Dès lors, les pouvoirs publics ont décidé de jouer la carte de la prudence. C’est ainsi que le Premier ministre, Mme Cissé Mariam Kaïdama Sidibé a convoqué en réunion vendredi les ministres directement ou indirectement concernés par le sujet, les responsables des structures en charge des questions agricoles et de la sécurité alimentaire pour analyser les premières tendances de la campagne agricole. De l’analyse du ministère de l’Agriculture présentée par le secrétaire général du département, Moussa Léo Sidibé, il ressort que les pertes totales enregistrées sur le riz s’élèvent à 194 130 ha, soit 24% des 810 084 ha réalisés. Pour les céréales sèches, il est question de 393 096 ha, soit 10 % des surfaces réalisées. A ce niveau, ce sont surtout le sorgho et le mil qui ont fait les frais du déficit de pluie avec respectivement 172 070 ha (soit 45 %) et 158 656 ha (41,5%) de surfaces perdues. Ces pertes sont essentiellement localisées dans la bande sahélienne. Le nombre des communes qui seraient affectées par la sécheresse est estimé à 158 dans 29 cercles. Malgré les 587 226 ha perdues, les producteurs pourront récolter environ 4,3 millions d’ha, soit 88, 20% de la production initialement attendue. Mais les chiffres avancés ne seront confirmés qu’avec la publication des résultats de l’Enquête agricole vers fin décembre. En attendant, le commissaire à la Sécurité alimentaire, Yaya Nouhoum Tamboura, estime que la situation est assez préoccupante. Cette structure vient de sortir d’une réunion de 10 jours qui a permis de passer au peigne fin tous les renseignements recueillis sur tout le territoire.
Le Système d’alerte précoce (Sap) a ainsi estimé que 104 communes auront des difficultés alimentaires et que 55 autres souffriront de manque de ressources financières. Sur le plan pastoral, le ministère de l’Elevage et de la Pêche va plus loin en indiquant que 400 communes sur les 703 sont en crise et que 60 % de la biomasse est perdue. Bien que les trois structures techniques soient toutes d’accord que la campagne agricole est moyenne, il y a nécessité d’harmoniser les données chiffrées. C’est ce qu’a relevé le Premier ministre qui estime la crise est réelle. « Donc, il faut nécessairement que les différents intervenants aient les mêmes conclusions sur l’issue de la campagne agricole pour prendre rapidement les mesures qui s’imposent », a insisté Mme Cissé Mariam Kaïdama Sidibé. Le ministre de l’Administration territoriale et des Collectivités locales, Kafougouna Koné, a suggéré de vendre une grande partie du bétail et de prendre des mesures pour l’approvisionnement du pays en aliments pour bétail afin de reconstituer ensuite le cheptel.

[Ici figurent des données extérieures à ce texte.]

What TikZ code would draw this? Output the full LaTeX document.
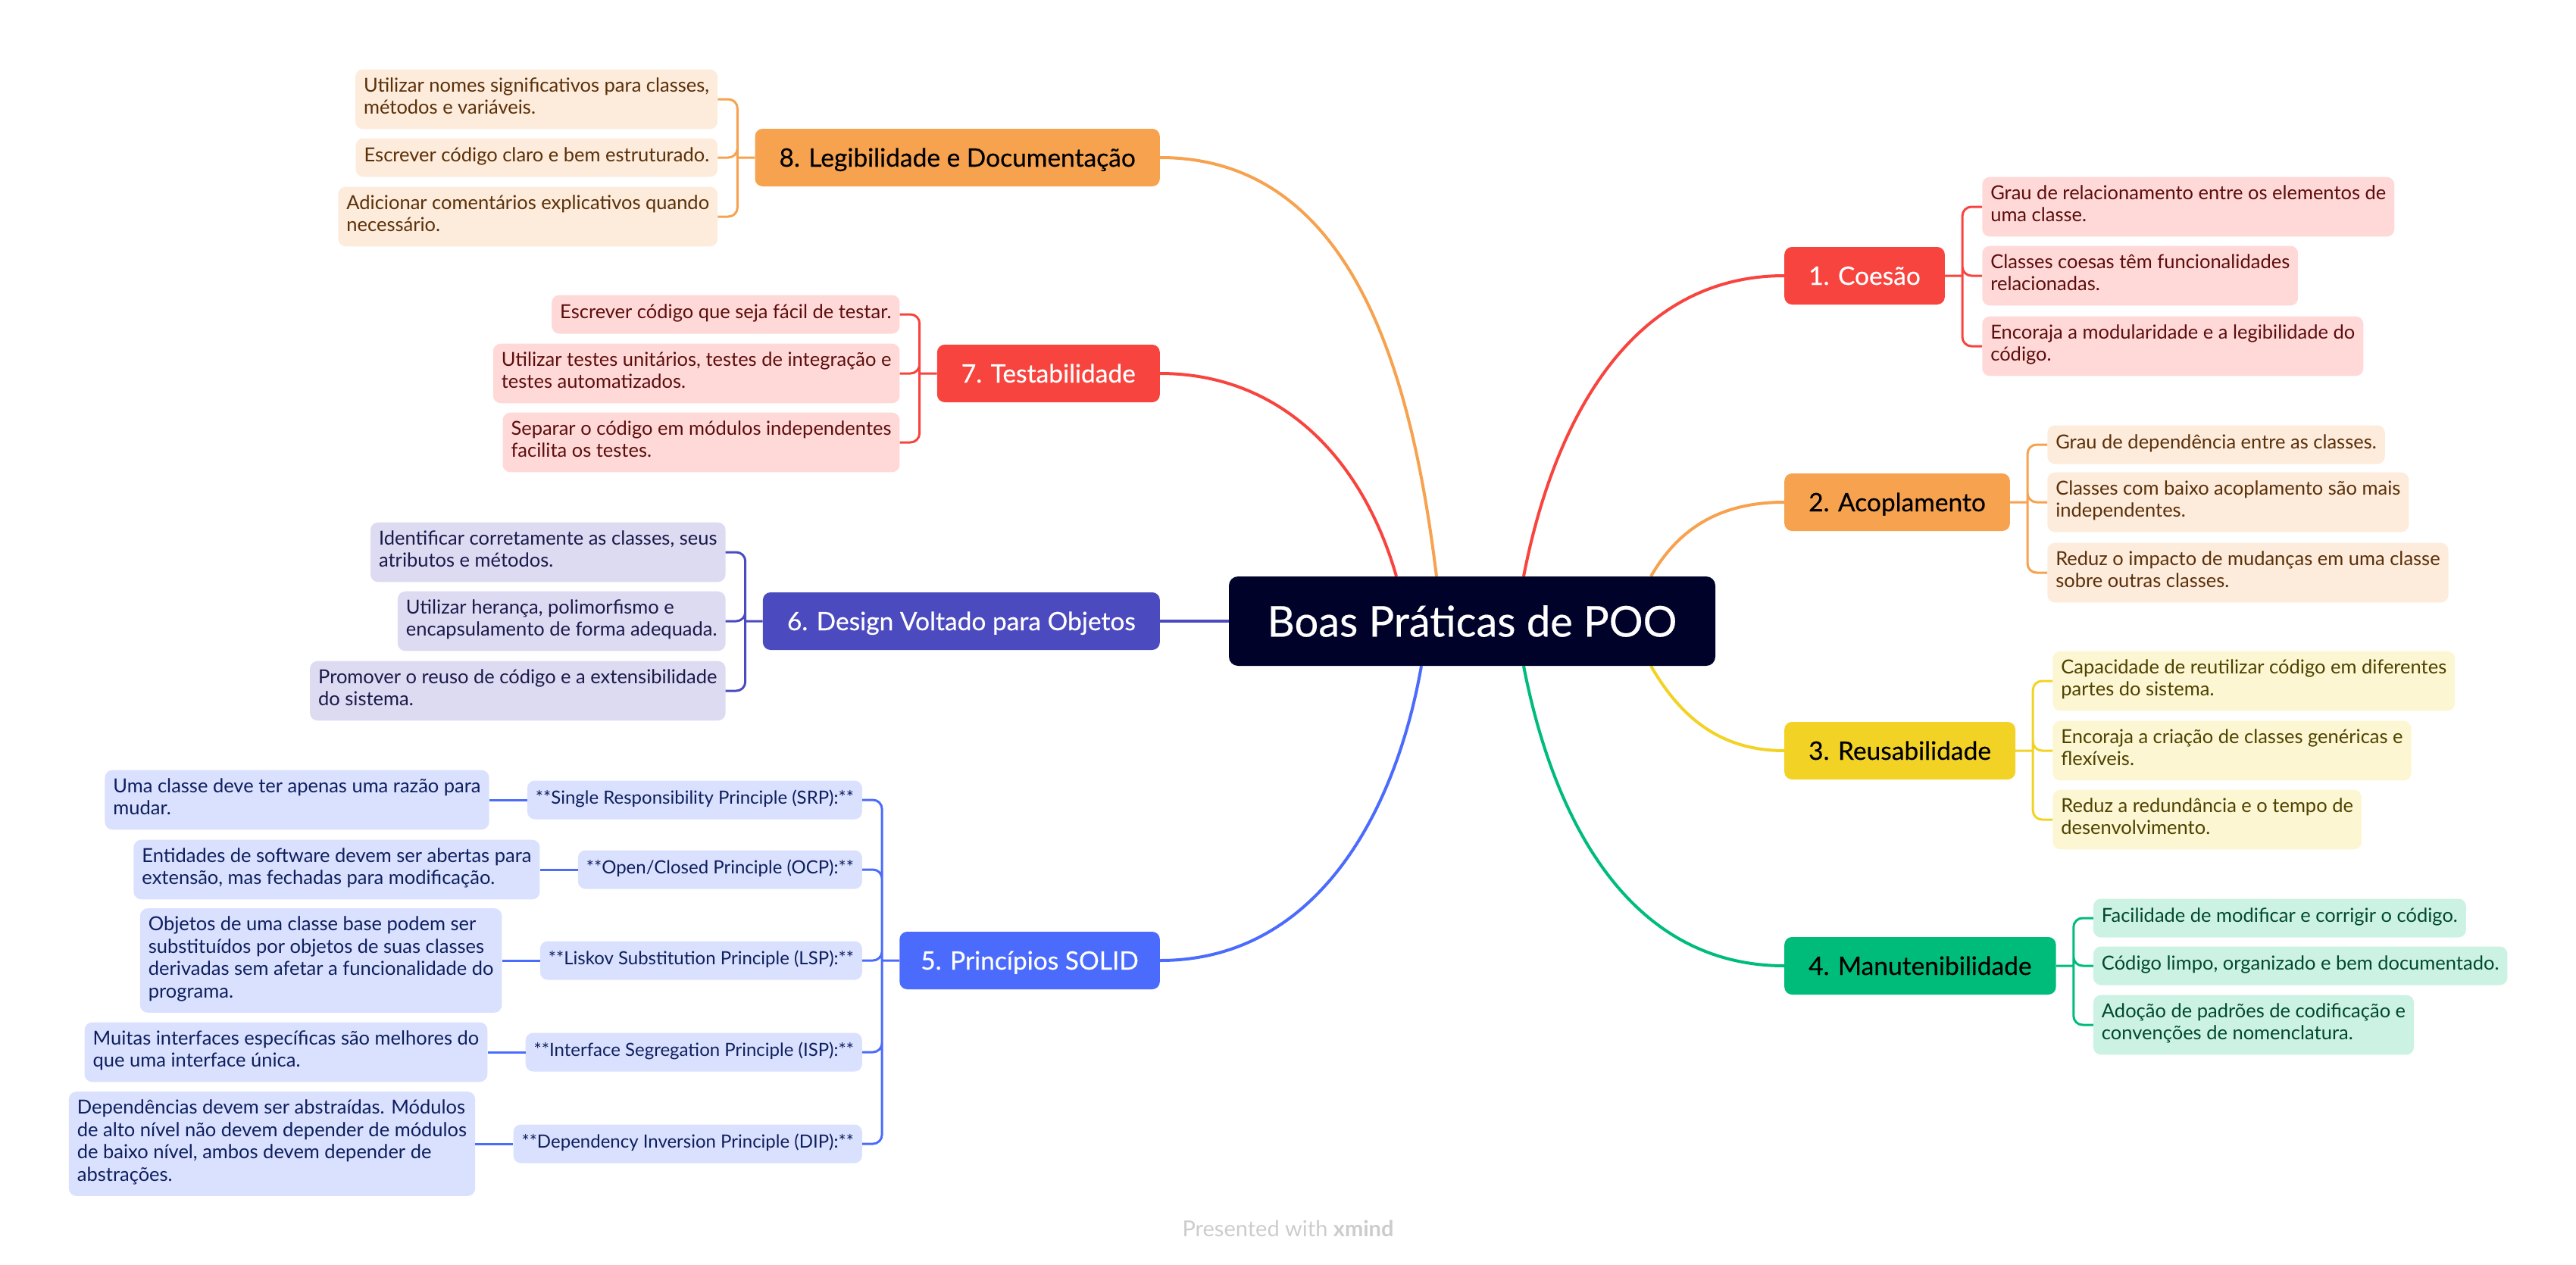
\documentclass[tikz,border=0pt]{standalone}
\usepackage{fontspec}
\setmainfont{Lato}
\newfontfamily\heavyfont{Lato}[FakeBold=0.35]
\usetikzlibrary{positioning,backgrounds}

\definecolor{rootnavy}{HTML}{00022A}
\definecolor{mmred}{HTML}{F8443E}
\definecolor{mmorange}{HTML}{F6A24F}
\definecolor{mmyellow}{HTML}{F2D325}
\definecolor{mmgreen}{HTML}{00BC7B}
\definecolor{mmblue}{HTML}{4B6BFD}
\definecolor{mmpurple}{HTML}{4C4ABF}
\definecolor{redfill}{HTML}{FFD9D8}
\definecolor{redink}{HTML}{5C0D0D}
\definecolor{orangefill}{HTML}{FDEBDB}
\definecolor{orangeink}{HTML}{5A3009}
\definecolor{yellowfill}{HTML}{FDF6D2}
\definecolor{yellowink}{HTML}{4D4200}
\definecolor{greenfill}{HTML}{CCF2E4}
\definecolor{greenink}{HTML}{00492F}
\definecolor{bluefill}{HTML}{D9E1FE}
\definecolor{blueink}{HTML}{0F1F5E}
\definecolor{purplefill}{HTML}{DCDBF2}
\definecolor{purpleink}{HTML}{1C1A4A}
\definecolor{footgrey}{HTML}{CCCCCC}

\tikzset{
  root/.style={fill=rootnavy, text=white, rounded corners=12pt, inner sep=0pt,
    minimum width=642pt, minimum height=118pt, font=\heavyfont\fontsize{56}{64}\selectfont},
  topic/.style={fill=#1, rounded corners=10pt, minimum height=76pt, inner xsep=32pt,
    inner ysep=0pt, font=\heavyfont\fontsize{33.5}{40}\selectfont,
    execute at begin node={\rule[-7pt]{0pt}{38pt}}},
  leaf/.style 2 args={fill=#1, text=#2, rounded corners=10pt, align=left,
    inner xsep=11pt, inner ysep=10.75pt, font=\fontsize{25.5}{29.5}\selectfont,
    execute at begin node=\strut, execute at end node=\strut},
  principle/.style={leaf={bluefill}{blueink}, font=\fontsize{24}{29.5}\selectfont},
  branch/.style={line width=4pt},
  brace/.style={line width=3pt, rounded corners=12pt},
}

\begin{document}
\begin{tikzpicture}[x=1pt, y=1pt]
\useasboundingbox (0,0) rectangle (3400,-1670);

\node[root] (root) at (1943,-820) {Boas Práticas de POO};

% 1. Coesao
\node[topic=mmred, text=white, anchor=west] (c1) at (2355,-364) {1. Coesão};
\node[leaf={redfill}{redink}, right=49pt of c1, yshift=91pt] (c1-1) {Grau de relacionamento entre os elementos de\\uma classe.};
\node[leaf={redfill}{redink}, right=49pt of c1] (c1-2) {Classes coesas têm funcionalidades\\relacionadas.};
\node[leaf={redfill}{redink}, right=49pt of c1, yshift=-93pt] (c1-3) {Encoraja a modularidade e a legibilidade do\\código.};
\coordinate[right=23pt of c1] (b1);
\draw[brace, mmred] (c1.east) -- (b1) foreach \l in {1,2,3} {(b1) |- (c1-\l.west)};

% 2. Acoplamento
\node[topic=mmorange, text=black, anchor=west] (c2) at (2355,-663) {2. Acoplamento};
\node[leaf={orangefill}{orangeink}, right=49pt of c2, yshift=76pt] (c2-1) {Grau de dependência entre as classes.};
\node[leaf={orangefill}{orangeink}, right=49pt of c2] (c2-2) {Classes com baixo acoplamento são mais\\independentes.};
\node[leaf={orangefill}{orangeink}, right=49pt of c2, yshift=-93pt] (c2-3) {Reduz o impacto de mudanças em uma classe\\sobre outras classes.};
\coordinate[right=23pt of c2] (b2);
\draw[brace, mmorange] (c2.east) -- (b2) foreach \l in {1,2,3} {(b2) |- (c2-\l.west)};

% 3. Reusabilidade
\node[topic=mmyellow, text=black, anchor=west] (c3) at (2355,-991) {3. Reusabilidade};
\node[leaf={yellowfill}{yellowink}, right=49pt of c3, yshift=92pt] (c3-1) {Capacidade de reutilizar código em diferentes\\partes do sistema.};
\node[leaf={yellowfill}{yellowink}, right=49pt of c3] (c3-2) {Encoraja a criação de classes genéricas e\\flexíveis.};
\node[leaf={yellowfill}{yellowink}, right=49pt of c3, yshift=-91pt] (c3-3) {Reduz a redundância e o tempo de\\desenvolvimento.};
\coordinate[right=23pt of c3] (b3);
\draw[brace, mmyellow] (c3.east) -- (b3) foreach \l in {1,2,3} {(b3) |- (c3-\l.west)};

% 4. Manutenibilidade
\node[topic=mmgreen, text=black, anchor=west] (c4) at (2355,-1275) {4. Manutenibilidade};
\node[leaf={greenfill}{greenink}, right=49pt of c4, yshift=63pt] (c4-1) {Facilidade de modificar e corrigir o código.};
\node[leaf={greenfill}{greenink}, right=49pt of c4] (c4-2) {Código limpo, organizado e bem documentado.};
\node[leaf={greenfill}{greenink}, right=49pt of c4, yshift=-78pt] (c4-3) {Adoção de padrões de codificação e\\convenções de nomenclatura.};
\coordinate[right=23pt of c4] (b4);
\draw[brace, mmgreen] (c4.east) -- (b4) foreach \l in {1,2,3} {(b4) |- (c4-\l.west)};

% 5. Principios SOLID
\node[topic=mmblue, text=white, anchor=east, inner xsep=28pt] (c5) at (1531,-1268) {5. Princípios SOLID};
\node[principle, left=49pt of c5, yshift=212pt] (srp) {**Single Responsibility Principle (SRP):**};
\node[principle, left=49pt of c5, yshift=120pt] (ocp) {**Open/Closed Principle (OCP):**};
\node[principle, left=49pt of c5] (lsp) {**Liskov Substitution Principle (LSP):**};
\node[principle, left=49pt of c5, yshift=-121pt] (isp) {**Interface Segregation Principle (ISP):**};
\node[principle, left=49pt of c5, yshift=-242pt] (dip) {**Dependency Inversion Principle (DIP):**};
\node[leaf={bluefill}{blueink}, left=50pt of srp] (srp-x) {Uma classe deve ter apenas uma razão para\\mudar.};
\node[leaf={bluefill}{blueink}, left=50pt of ocp] (ocp-x) {Entidades de software devem ser abertas para\\extensão, mas fechadas para modificação.};
\node[leaf={bluefill}{blueink}, left=50pt of lsp] (lsp-x) {Objetos de uma classe base podem ser\\substituídos por objetos de suas classes\\derivadas sem afetar a funcionalidade do\\programa.};
\node[leaf={bluefill}{blueink}, left=50pt of isp] (isp-x) {Muitas interfaces específicas são melhores do\\que uma interface única.};
\node[leaf={bluefill}{blueink}, left=50pt of dip] (dip-x) {Dependências devem ser abstraídas. Módulos\\de alto nível não devem depender de módulos\\de baixo nível, ambos devem depender de\\abstrações.};
\coordinate[left=23pt of c5] (b5);
\draw[brace, mmblue] (c5.west) -- (b5) foreach \p in {srp,ocp,lsp,isp,dip} {(b5) |- (\p.east)};
\draw[brace, mmblue] foreach \p in {srp,ocp,lsp,isp,dip} {(\p.west) -- (\p-x.east)};

% 6. Design Voltado para Objetos
\node[topic=mmpurple, text=white, anchor=east] (c6) at (1531,-820) {6. Design Voltado para Objetos};
\node[leaf={purplefill}{purpleink}, left=49pt of c6, yshift=91pt] (c6-1) {Identificar corretamente as classes, seus\\atributos e métodos.};
\node[leaf={purplefill}{purpleink}, left=49pt of c6] (c6-2) {Utilizar herança, polimorfismo e\\encapsulamento de forma adequada.};
\node[leaf={purplefill}{purpleink}, left=49pt of c6, yshift=-92pt] (c6-3) {Promover o reuso de código e a extensibilidade\\do sistema.};
\coordinate[left=23pt of c6] (b6);
\draw[brace, mmpurple] (c6.west) -- (b6) foreach \l in {1,2,3} {(b6) |- (c6-\l.east)};

% 7. Testabilidade
\node[topic=mmred, text=white, anchor=east] (c7) at (1531,-493) {7. Testabilidade};
\node[leaf={redfill}{redink}, left=49pt of c7, yshift=78pt] (c7-1) {Escrever código que seja fácil de testar.};
\node[leaf={redfill}{redink}, left=49pt of c7] (c7-2) {Utilizar testes unitários, testes de integração e\\testes automatizados.};
\node[leaf={redfill}{redink}, left=49pt of c7, yshift=-91pt] (c7-3) {Separar o código em módulos independentes\\facilita os testes.};
\coordinate[left=23pt of c7] (b7);
\draw[brace, mmred] (c7.west) -- (b7) foreach \l in {1,2,3} {(b7) |- (c7-\l.east)};

% 8. Legibilidade e Documentacao
\node[topic=mmorange, text=black, anchor=east] (c8) at (1531,-208) {8. Legibilidade e Documentação};
\node[leaf={orangefill}{orangeink}, left=49pt of c8, yshift=77pt] (c8-1) {Utilizar nomes significativos para classes,\\métodos e variáveis.};
\node[leaf={orangefill}{orangeink}, left=49pt of c8] (c8-2) {Escrever código claro e bem estruturado.};
\node[leaf={orangefill}{orangeink}, left=49pt of c8, yshift=-78pt] (c8-3) {Adicionar comentários explicativos quando\\necessário.};
\coordinate[left=23pt of c8] (b8);
\draw[brace, mmorange] (c8.west) -- (b8) foreach \l in {1,2,3} {(b8) |- (c8-\l.east)};

\begin{scope}[on background layer]
\draw[branch, mmred] ([xshift=68pt]root.north) to[out=79, in=180] (c1.west);
\draw[branch, mmorange] ([xshift=236pt]root.north) to[out=60, in=180] (c2.west);
\draw[branch, mmyellow] ([xshift=236pt]root.south) to[out=-60, in=180] (c3.west);
\draw[branch, mmgreen] ([xshift=68pt]root.south) to[out=-79, in=180] (c4.west);
\draw[branch, mmblue] ([xshift=-67pt]root.south) to[out=-100, in=0] (c5.east);
\draw[branch, mmpurple] (root.west) -- (c6.east);
\draw[branch, mmred] ([xshift=-100pt]root.north) to[out=106, in=0] (c7.east);
\draw[branch, mmorange] ([xshift=-47pt]root.north) to[out=97, in=0] (c8.east);
\end{scope}

\node[font=\fontsize{29}{34}\selectfont, text=footgrey] (credit) at (1700,-1622) {Presented with \textbf{xmind}};
\end{tikzpicture}
\end{document}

Le ministre de la Communication et Porte-parole du gouvernement, Sidiki N’Fa Konaté a insisté sur la nécessité d’élaborer un chronogramme d’actions assorti d’une stratégie de communication. Car, on est dans la perspective d’une véritable crise alimentaire comme tous les autres pays du Sahel, a précisé le ministre Konaté. « Il faut prendre le taureau par les cornes », a dit de son côté le ministre du Développement social, de la Solidarité et des Personnes âgées, Harouna Cissé. Son collègue des Investissements, de l’Industrie et du Commerce, Mme Sangaré Niamoto Ba a parlé de l’urgence de la situation. Pour le Premier ministre, il n’y a pas de temps à perdre. Le chef du gouvernement a donc demandé au ministre de l’Economie et des Finances, Lassine Bouaré de s’atteler déjà à la recherche des moyens financiers nécessaires en cas de crise alimentaire et aux structures techniques d’harmoniser leurs données, tout en précisant les coûts des opérations à mener. La prochaine réunion sur les résultats de la campagne agricole est prévue pour cette semaine. Elle statuera sur la pertinence des recommandations formulées par les différentes structures concernées par la question.